Himalayas Putting Green
A necessity for all tourists who visit St Andrews is to have a go on the famous Himalayas Putting Green at St Andrews Links. It is also known as the Ladies’ Putting Green and is the world’s first miniature golf course. It is incredibly good value at only £2 per person to play 18 holes and is great fun for all the family.
Open to the public 7 days a week, all you need to do to play is turn up and pay the small fee!
The are two very well-known ice cream parlours which entice visitors even on the coldest of winter days, and often attract very long queues in the summer months. B Jannettas on South Street and Luvians Ice Cream Parlour on Market Street both have a lengthy heritage of making Italian ice cream in a huge selection of unusual flavours. It is definitely worth treating yourself on your way through the town.
St Andrews Castle
A picturesque ruin that sits on a rocky peninsula overlooking a small beach, known as the Castle Sands. It dates back to the times of Bishop Roger (1189 – 1202), and has housed many wealthy and powerful Bishops while St Andrews served as ecclesiastical centre of Scotland.
The castle’s grounds are now maintained by Historic Scotland, and are entered through a visitor centre with displays on its history.
Scotland’s Secret Bunker
Hidden beneath an innocent-looking farmhouse is a tunnel that leads to Scotland’s best-kept secret for over 40 years. It spans an incredible 24,000 square feet, and reaches depths of 100 feet.

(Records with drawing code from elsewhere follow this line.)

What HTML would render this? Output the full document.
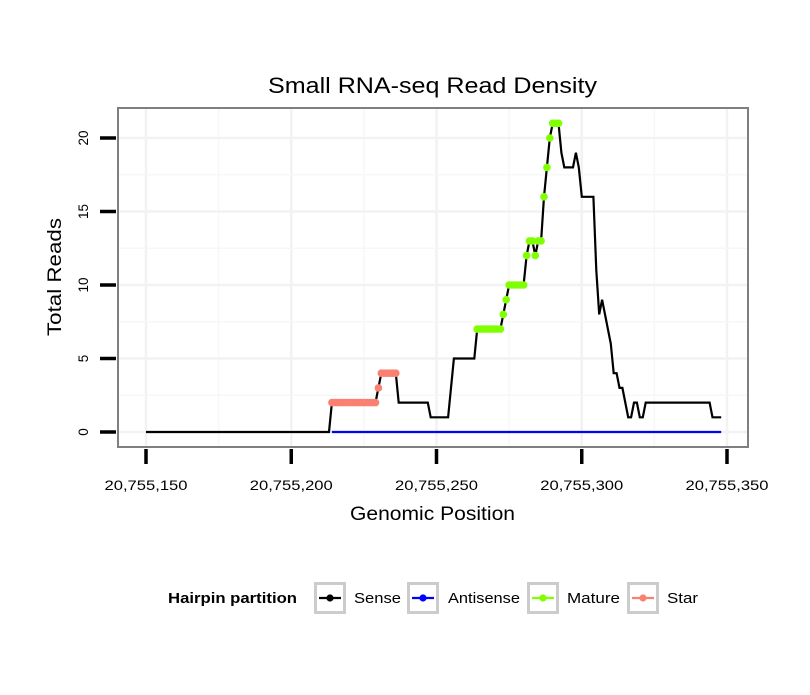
<!DOCTYPE html>
<html><head><meta charset="utf-8"><style>
body{margin:0;background:#fff;}
svg text{font-family:"Liberation Sans",sans-serif;}
</style></head><body>
<svg id="chart" width="810" height="690">
<rect width="810" height="690" fill="#fff"/>
<g id="grid"></g>
<g id="series"></g>
<rect x="118" y="108" width="630" height="339" fill="none" stroke="#7f7f7f" stroke-width="2"/>
<g id="axes"></g>
<text x="268" y="93" font-size="22" textLength="329" lengthAdjust="spacingAndGlyphs">Small RNA-seq Read Density</text>
<text x="350" y="520" font-size="19" textLength="165" lengthAdjust="spacingAndGlyphs">Genomic Position</text>
<text transform="translate(61,336) rotate(-90)" font-size="19" textLength="118" lengthAdjust="spacingAndGlyphs">Total Reads</text>
<g id="legend">
<text x="168" y="603" font-size="14.5" font-weight="bold" textLength="129" lengthAdjust="spacingAndGlyphs">Hairpin partition</text>
</g>
</svg>
<script>
const base = 20755150;
const xTicks = [20755150, 20755200, 20755250, 20755300, 20755350];
const xTickLabels = ["20,755,150","20,755,200","20,755,250","20,755,300","20,755,350"];
const yTicks = [0,5,10,15,20];
// sense reads by offset from base (offset 0..198)
const senseRuns = [[0,63,0],[64,79,2],[80,80,3],[81,86,4],[87,97,2],[98,104,1],[105,105,3],[106,113,5],[114,122,7],[123,123,8],[124,124,9],[125,130,10],[131,131,12],[132,133,13],[134,134,12],[135,136,13],[137,137,16],[138,138,18],[139,139,20],[140,142,21],[143,143,19],[144,147,18],[148,148,19],[149,149,18],[150,154,16],[155,155,11],[156,156,8],[157,157,9],[158,158,8],[159,159,7],[160,160,6],[161,162,4],[163,164,3],[165,165,2],[166,167,1],[168,169,2],[170,171,1],[172,194,2],[195,198,1]];
const antisenseRange = [64,198];
const starRange = [64,86];
const matureRange = [114,142];

const X = p => 146 + (p - base) * 2.905;
const XO = o => 146 + o * 2.905;
const Y = v => 432 - v * 14.7;
const NS = "http://www.w3.org/2000/svg";
function mk(tag, attrs, parent){const e=document.createElementNS(NS,tag);for(const k in attrs)e.setAttribute(k,attrs[k]);parent.appendChild(e);return e;}

const sense = [];
senseRuns.forEach(r=>{for(let o=r[0];o<=r[1];o++)sense[o]=r[2];});

const grid = document.getElementById('grid');
mk('rect',{x:118,y:108,width:630,height:339,fill:'#fff'},grid);
for(let i=0;i<xTicks.length;i++){
  const gx=X(xTicks[i]);
  const l=mk('line',{x1:gx,x2:gx,y1:108,y2:447,stroke:'#f2f2f2','stroke-width':2.5},grid);
  
  
  if(i<xTicks.length-1){const m=X((xTicks[i]+xTicks[i+1])/2);
    const ml=mk('line',{x1:m,x2:m,y1:108,y2:447,stroke:'#f7f7f7','stroke-width':1.5},grid);
    
    }
}
for(let i=0;i<yTicks.length;i++){
  const gy=Y(yTicks[i]);
  const l=mk('line',{x1:118,x2:748,y1:gy,y2:gy,stroke:'#f2f2f2','stroke-width':2.5},grid);
  
  
  const m=Y(yTicks[i]+2.5);
  if(m>108){const ml=mk('line',{x1:118,x2:748,y1:m,y2:m,stroke:'#f7f7f7','stroke-width':1.5},grid);
    
    }
}

const ser = document.getElementById('series');
function pathFrom(a,b,fn){let d='';for(let o=a;o<=b;o++){d+=(o===a?'M':'L')+XO(o).toFixed(1)+','+Y(fn(o)).toFixed(1);}return d;}
const ap=mk('path',{d:pathFrom(antisenseRange[0],antisenseRange[1],o=>0),fill:'none',stroke:'#0000ff','stroke-width':2.2},ser);


const sp=mk('path',{d:pathFrom(0,198,o=>sense[o]),fill:'none',stroke:'#000','stroke-width':2.2},ser);


function pts(range,color,name){
  for(let o=range[0];o<=range[1];o++){
    const c=mk('circle',{cx:XO(o),cy:Y(sense[o]),r:3.8,fill:color},ser);
    
    
  }
}
pts(starRange,'#fa8072','star');
pts(matureRange,'#7fff00','mature');

const ax=document.getElementById('axes');
xTicks.forEach((t,i)=>{
  const tx=X(t);
  const l=mk('line',{x1:tx,x2:tx,y1:449,y2:464,stroke:'#000','stroke-width':3.5},ax);
  
  
  const tl=mk('text',{x:tx-41.5,y:490,'font-size':13.5,textLength:83,lengthAdjust:'spacingAndGlyphs'},ax);
  tl.textContent=xTickLabels[i];
  
  
});
yTicks.forEach(t=>{
  const ty=Y(t);
  const l=mk('line',{x1:100,x2:116,y1:ty,y2:ty,stroke:'#000','stroke-width':3.5},ax);
  
  
  const tl=mk('text',{transform:`translate(88,${ty}) rotate(-90)`,'font-size':13.5,'text-anchor':'middle'},ax);
  tl.textContent=String(t);
  
  
});

const lg=document.getElementById('legend');
const items=[['Sense','#000',314,354,47],['Antisense','#0000ff',407,448,72],['Mature','#7fff00',527,567,53],['Star','#fa8072',627,667,31]];
items.forEach(it=>{
  const g=mk('g',{},lg);
  
  
  mk('rect',{x:it[2]+1.5,y:583.5,width:29,height:29,fill:'#fff',stroke:'#cccccc','stroke-width':3},g);
  mk('line',{x1:it[2]+5,x2:it[2]+27,y1:598,y2:598,stroke:it[1],'stroke-width':2.2},g);
  mk('circle',{cx:it[2]+16,cy:598,r:3.6,fill:it[1]},g);
  const t=mk('text',{x:it[3],y:603,'font-size':14.5,textLength:it[4],lengthAdjust:'spacingAndGlyphs'},g);
  t.textContent=it[0];
});
</script>
</body></html>
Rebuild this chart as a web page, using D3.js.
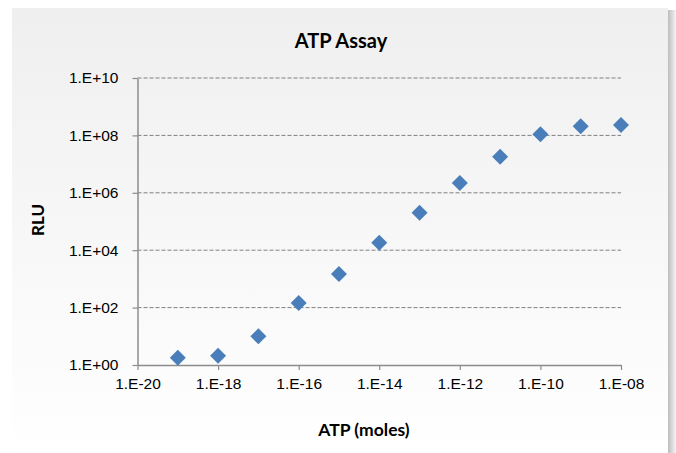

So should there have been a Nuclear War, this is where Scotland would have been governed from. The bunker is open for visitors all year round.
The Jigger Inn
Steeped in history, the building dates back to the 1850’s when it was the station master’s lodge. Today it is home to fantastic golfing memorabilia, home-cooked food and one of the best selections of Scottish beer around. This is traditional Scottish pub hospitality at its very best, and a must visit for any traveller to the area.
Cambo Estate Gardens
Cambo Estate Gardens is a beautiful way to spend an hour or two, the iconic Victorian walled garden contains inspirational planting schemes designed by Head Gardener, Elliot Forsyth. You are sure to see unusual plants whilst you walk through the woodlands following a sparkling burn leading to the sea.
The New Course
Located adjacent to the Old Course, it was paid for and commissioned The R&A who asked Old Tom Morris to be the designer. In contrast to the name the course was opened for play in 1895, which is why it is often regarded as the oldest ‘New’ course in the world. With undulating fairways and perfectly challenging greens it remains one of the best examples of Morris’ work.
If the New was situated next to any other course in the world than the Old its star would have shone with a far greater degree of brilliance.